Kannada Track listing
| No. | Title | Lyrics | Singer(s) | Length |
|---|---|---|---|---|
| 1. | "Dance Dance Raja Dance" | Chi. Udaya Shankar | S. P. Balasubrahmanyam |  |
| 2. | "Elli Neenu Alli Naanu" | R. N. Jayagopal | S. P. Balasubrahmanyam, S. Janaki |  |
| 3. | "Ee Namma Baale" | Chi. Udaya Shankar | S. P. Balasubrahmanyam, K. S. Chithra |  |
| 4. | "Om Namah Shivaya" | Chi. Udaya Shankarerai | S. P. Balasubrahmanyam |  |
| 5. | "Amma Amma" | Chi.

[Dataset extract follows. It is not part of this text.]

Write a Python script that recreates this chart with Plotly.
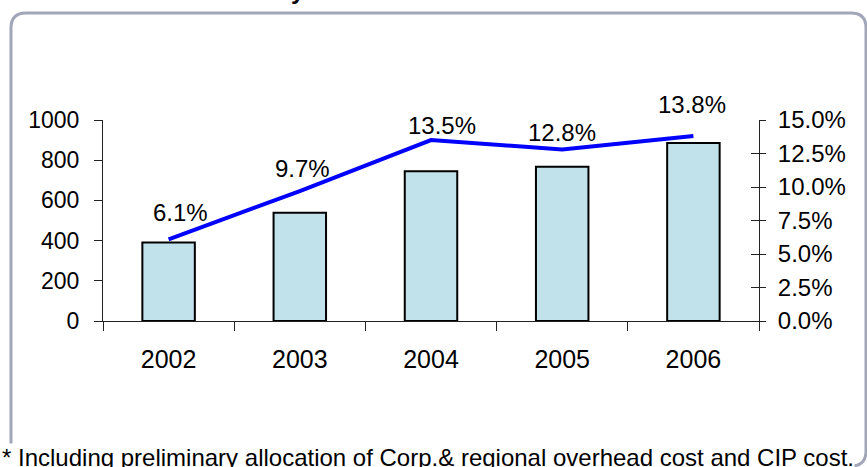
import plotly.graph_objects as go

# ---- data ----
years = ["2002", "2003", "2004", "2005", "2006"]
values = [390, 539, 745, 768, 886]
margins_pct = [0.061, 0.097, 0.135, 0.128, 0.138]
pct_labels = ["6.1%", "9.7%", "13.5%", "12.8%", "13.8%"]
footnote = "* Including preliminary allocation of Corp.& regional overhead cost and CIP cost."

# ---- styling / layout geometry ----
W, H = 867, 467
L, R, T, B = 103, 108, 120, 146
PW, PH = W - L - R, H - T - B
FONT = "Liberation Sans, Arial, sans-serif"
label_xshift = [12, 3, 11, 0, -1]
label_yshift = [27, 23, 15, 17, 32]


def px(x):
    return (x - L) / PW


def py(y):
    return (H - B - y) / PH


fig = go.Figure()
fig.add_trace(go.Bar(
    x=years, y=values, width=0.4,
    marker=dict(color="#C1E2EA", line=dict(color="#000000", width=2)),
    yaxis="y", showlegend=False, hoverinfo="skip",
))
fig.add_trace(go.Scatter(
    x=years, y=margins_pct, mode="lines",
    line=dict(color="#0000FF", width=4),
    yaxis="y2", showlegend=False, hoverinfo="skip",
))
# invisible trace for the crossing-tick helper axis
fig.add_trace(go.Scatter(x=years, y=margins_pct, mode="lines", yaxis="y3",
                         line=dict(width=0), showlegend=False, hoverinfo="skip"))

annotations = []
for i, (v, t, dx, dy) in enumerate(zip(margins_pct, pct_labels, label_xshift, label_yshift)):
    annotations.append(dict(x=i, y=v, xref="x", yref="y2", text=t, showarrow=False,
                            xanchor="center", yanchor="middle", xshift=dx, yshift=dy,
                            font=dict(family=FONT, size=24, color="#000")))

annotations.append(dict(x=px(1), y=py(457), xref="paper", yref="paper", text=footnote,
                        showarrow=False, xanchor="left", yanchor="middle",
                        bgcolor="#FFFFFF", borderpad=0,
                        font=dict(family=FONT, size=24, color="#000")))
annotations.append(dict(x=px(298), y=py(-9), xref="paper", yref="paper", text="<b>y</b>",
                        showarrow=False, xanchor="center", yanchor="middle",
                        font=dict(family=FONT, size=24, color="#000")))

# rounded border
x0, y0, x1, y1, r = 11, 13, 866, 466, 15
path = (f"M {px(x0)},{py(y0 + r)} "
        f"Q {px(x0)},{py(y0)} {px(x0 + r)},{py(y0)} "
        f"L {px(x1 - r)},{py(y0)} "
        f"Q {px(x1)},{py(y0)} {px(x1)},{py(y0 + r)} "
        f"L {px(x1)},{py(y1 - r)} "
        f"Q {px(x1)},{py(y1)} {px(x1 - r)},{py(y1)} "
        f"L {px(x0 + r)},{py(y1)} "
        f"Q {px(x0)},{py(y1)} {px(x0)},{py(y1 - r)} Z")

fig.update_layout(
    width=W, height=H,
    margin=dict(l=L, r=R, t=T, b=B, pad=0),
    paper_bgcolor="#FFFFFF", plot_bgcolor="rgba(0,0,0,0)",
    font=dict(family=FONT, color="#000"),
    showlegend=False,
    xaxis=dict(type="category", range=[-0.5, 4.5], tickson="boundaries", ticks="outside",
               ticklen=9, tickcolor="#222", showline=True, linecolor="#222", linewidth=1,
               showgrid=False, zeroline=False, tickfont=dict(size=25),
               ticklabelstandoff=16, automargin=False, tickangle=0),
    yaxis=dict(range=[0, 1000], dtick=200, ticks="outside", ticklen=8, tickcolor="#222",
               showline=True, linecolor="#222", linewidth=1, showgrid=False,
               zeroline=False, tickfont=dict(size=23), ticklabelstandoff=10,
               automargin=False),
    yaxis2=dict(range=[0, 0.15], dtick=0.025, tickformat=".1%", side="right",
                overlaying="y", anchor="x", ticks="outside", ticklen=6, tickcolor="#222",
                showline=True, linecolor="#222", linewidth=1, showgrid=False,
                zeroline=False, tickfont=dict(size=24), ticklabelstandoff=7,
                automargin=False),
    yaxis3=dict(range=[0, 0.15], dtick=0.025, side="right", overlaying="y", anchor="x",
                ticks="inside", ticklen=8, tickcolor="#222", showline=False,
                showticklabels=False, showgrid=False, zeroline=False, automargin=False),
    annotations=annotations,
    shapes=[dict(type="path", path=path, xref="paper", yref="paper",
                 line=dict(color="#A2A6B9", width=3), fillcolor="rgba(0,0,0,0)",
                 layer="below")],
)

fig.write_html("out.html", config={"displayModeBar": False},
               post_script="document.body.style.margin='0';document.body.style.overflow='hidden';")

Udaya Shankar | S. P. Balasubrahmanyam |  |
| 6. | "Naa Adalu" | R. N. Jayagopal | S. P. Balasubrahmanyam |  |

Telugu Track list
| No. | Title | Singer(s) | Length |
|---|---|---|---|
| 1. | "Dance Raja" | S. P. Balasubrahmanyam | 4:17 |
| 2. | "Naa Naadithe" | S. P. Balasubrahmanyam | 4:17 |
| 3. | "Ningi Nainu" | S. P. Balasubrahmanyam | 4:45 |
| 4. | "Amma Amma" | S. P. Balasubrahmanyam | 4:59 |
| 5. | "Sangeetha Madhurim Naa" | S. P. Balasubrahmanyam, K. S. Chithra | 5:00 |
| 6. | "Om Namo" | S. P. Balasubrahmanyam | 6:05 |
| Total length: |  |  | 29:23 |

Tamil Track list
| No. | Title | Singer(s) | Length |
|---|---|---|---|
| 1. | "Dance Dance" | S. P. Balasubrahmanyam | 4:21 |
| 2. | "Naan Adinaal" | S. P. Balasubrahmanyam | 4:16 |
| 3. | "Enna Solla" | S. P. Balasubrahmanyam, K. S. Chithra | 4:42 |
| 4. | "Amma Amma" | S. P. Balasubrahmanyam | 4:58 |
| 5. | "En Iynba Vaalve" | S. P. Balasubrahmanyam, K. S. Chithra | 5:04 |
| 6. | "Om Namashivaya" | S. P. Balasubrahmanyam | 6:27 |
| Total length: |  |  | 29:48 |

== Release and legacy==
The film was released to positive response by critics and audience and the lead star Vinod Raj was lauded for his dancing skills.

The song "Dance Dance Raja Dance" from this film was included in the popular video game Grand Theft Auto: Liberty City Stories along with few other Indian songs in a radio channel Radio Del Mundo.